------ Source data

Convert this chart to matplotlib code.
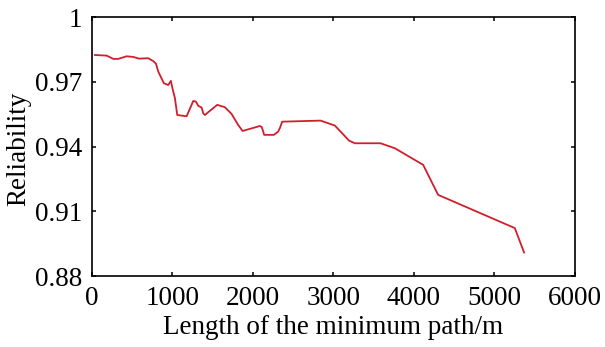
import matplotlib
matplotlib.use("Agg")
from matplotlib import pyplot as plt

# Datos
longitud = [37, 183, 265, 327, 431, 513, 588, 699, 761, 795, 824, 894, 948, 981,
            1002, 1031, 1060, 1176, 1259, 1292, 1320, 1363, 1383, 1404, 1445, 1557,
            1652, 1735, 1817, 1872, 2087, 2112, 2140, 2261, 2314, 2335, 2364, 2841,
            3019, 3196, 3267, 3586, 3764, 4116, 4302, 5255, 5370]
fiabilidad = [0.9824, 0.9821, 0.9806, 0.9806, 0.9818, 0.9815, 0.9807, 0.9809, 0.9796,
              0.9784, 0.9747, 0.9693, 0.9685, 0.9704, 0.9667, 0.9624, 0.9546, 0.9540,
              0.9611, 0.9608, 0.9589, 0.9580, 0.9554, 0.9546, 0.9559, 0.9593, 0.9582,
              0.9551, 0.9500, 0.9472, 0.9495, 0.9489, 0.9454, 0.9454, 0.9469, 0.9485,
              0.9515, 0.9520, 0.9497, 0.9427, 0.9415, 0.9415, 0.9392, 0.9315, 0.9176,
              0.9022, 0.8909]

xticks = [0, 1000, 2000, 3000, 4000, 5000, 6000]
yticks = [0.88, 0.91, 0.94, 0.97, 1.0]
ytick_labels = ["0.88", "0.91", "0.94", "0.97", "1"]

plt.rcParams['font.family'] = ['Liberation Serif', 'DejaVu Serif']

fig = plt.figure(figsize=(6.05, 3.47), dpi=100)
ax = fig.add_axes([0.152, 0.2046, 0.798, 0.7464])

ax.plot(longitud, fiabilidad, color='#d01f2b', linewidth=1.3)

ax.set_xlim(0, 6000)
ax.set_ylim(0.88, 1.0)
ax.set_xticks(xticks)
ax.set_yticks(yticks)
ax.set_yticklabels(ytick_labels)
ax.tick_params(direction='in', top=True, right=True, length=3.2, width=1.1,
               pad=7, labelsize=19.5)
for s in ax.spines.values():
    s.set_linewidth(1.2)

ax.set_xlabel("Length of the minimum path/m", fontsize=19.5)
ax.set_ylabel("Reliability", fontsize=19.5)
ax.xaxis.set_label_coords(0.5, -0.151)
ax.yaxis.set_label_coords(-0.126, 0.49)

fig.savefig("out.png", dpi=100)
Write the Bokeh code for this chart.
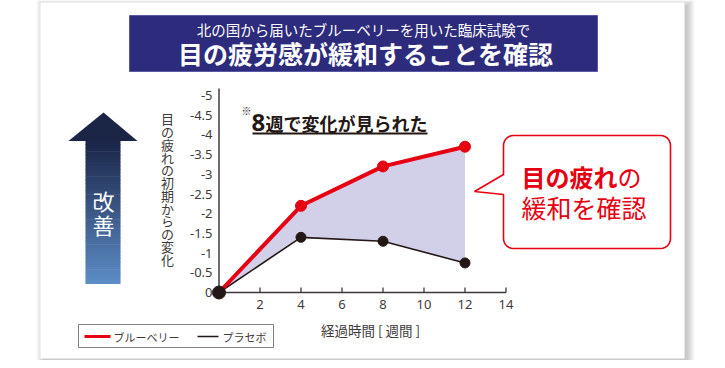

------------

### Aim:
Omit the pictures, then output the rest of the listing exactly.

### Full solution:
Convert this chart to matplotlib code.
import matplotlib
matplotlib.use("Agg")
from matplotlib import pyplot as plt

# Datos
longitud = [37, 183, 265, 327, 431, 513, 588, 699, 761, 795, 824, 894, 948, 981,
            1002, 1031, 1060, 1176, 1259, 1292, 1320, 1363, 1383, 1404, 1445, 1557,
            1652, 1735, 1817, 1872, 2087, 2112, 2140, 2261, 2314, 2335, 2364, 2841,
            3019, 3196, 3267, 3586, 3764, 4116, 4302, 5255, 5370]
fiabilidad = [0.9824, 0.9821, 0.9806, 0.9806, 0.9818, 0.9815, 0.9807, 0.9809, 0.9796,
              0.9784, 0.9747, 0.9693, 0.9685, 0.9704, 0.9667, 0.9624, 0.9546, 0.9540,
              0.9611, 0.9608, 0.9589, 0.9580, 0.9554, 0.9546, 0.9559, 0.9593, 0.9582,
              0.9551, 0.9500, 0.9472, 0.9495, 0.9489, 0.9454, 0.9454, 0.9469, 0.9485,
              0.9515, 0.9520, 0.9497, 0.9427, 0.9415, 0.9415, 0.9392, 0.9315, 0.9176,
              0.9022, 0.8909]

xticks = [0, 1000, 2000, 3000, 4000, 5000, 6000]
yticks = [0.88, 0.91, 0.94, 0.97, 1.0]
ytick_labels = ["0.88", "0.91", "0.94", "0.97", "1"]

plt.rcParams['font.family'] = ['Liberation Serif', 'DejaVu Serif']

fig = plt.figure(figsize=(6.05, 3.47), dpi=100)
ax = fig.add_axes([0.152, 0.2046, 0.798, 0.7464])

ax.plot(longitud, fiabilidad, color='#d01f2b', linewidth=1.3)

ax.set_xlim(0, 6000)
ax.set_ylim(0.88, 1.0)
ax.set_xticks(xticks)
ax.set_yticks(yticks)
ax.set_yticklabels(ytick_labels)
ax.tick_params(direction='in', top=True, right=True, length=3.2, width=1.1,
               pad=7, labelsize=19.5)
for s in ax.spines.values():
    s.set_linewidth(1.2)

ax.set_xlabel("Length of the minimum path/m", fontsize=19.5)
ax.set_ylabel("Reliability", fontsize=19.5)
ax.xaxis.set_label_coords(0.5, -0.151)
ax.yaxis.set_label_coords(-0.126, 0.49)

fig.savefig("out.png", dpi=100)
Write the Bokeh code for this chart.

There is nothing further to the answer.